La lutte contre la fraude sociale, c'est précisément le cheval de bataille de Laurent Wauquiez, pour qui «l'assistanat» est «le cancer de la société». En avril, le ministre de l'enseignement supérieur avait proposé de faire travailler les bénéficiaires du RSA en contrepartie de leur allocation. Une idée reprise par le rapport Daubresse cinq mois plus tard. Ses dernières propositions? Réserver une partie des logements sociaux à ceux qui travaillent (alors même que c'est déjà le cas), supprimer les stock-options, interdire les hausses de rémunérations des patrons qui suppriment des emplois, imposer à toute personne vivant plus de trois mois en France d'y payer ses impôts (contre six mois aujourd'hui). Avec cette formule, toujours la même, soufflée par Guillaume Peltier: «les profiteurs du haut, les profiteurs du bas».

Une idée que l'on retrouve mot pour mot dans la bouche de Marine Le Pen (lire notre enquête). Ce n'est pas un hasard non plus si le chef de l'Etat se met lui aussi à marteler ce message: lors de son allocution télévisée du 27 octobre, dans ses déplacements à travers la France (lire notre décryptage et notre reportage de sa visite en Mayenne).
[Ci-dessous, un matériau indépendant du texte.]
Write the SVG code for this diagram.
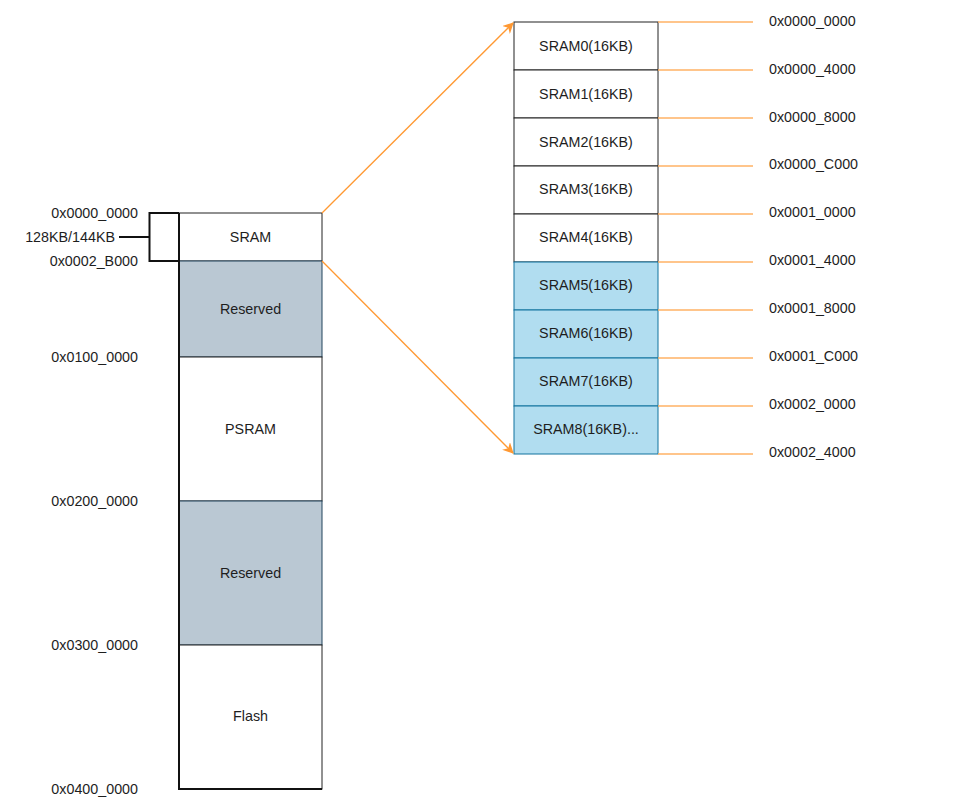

Avec cette stratégie des quatre droites, Nicolas Sarkozy peut couvrir tout le spectre politique de la droite, du centre à l'extrême droite. Mais certains ténors 
du parti s'inquiètent d'une possible «balkanisation». "L'erreur de cette législature, c'est d'avoir accepté les chapelles. Aujourd'hui, on n'entend plus que les chapelles et on ne sait plus quelle est la ligne de l'UMP», se plaignait un responsable parlementaire UMP, après la réunion des libéraux. Jean-François Copé marche sur des œufs, il assure que ce ne sont pas des «courants» mais juste «des sensibilités». Nicolas Sarkozy s'en moque. Après 2012, qu'il gagne ou qu'il perde, il n'aura plus besoin de la machine UMP.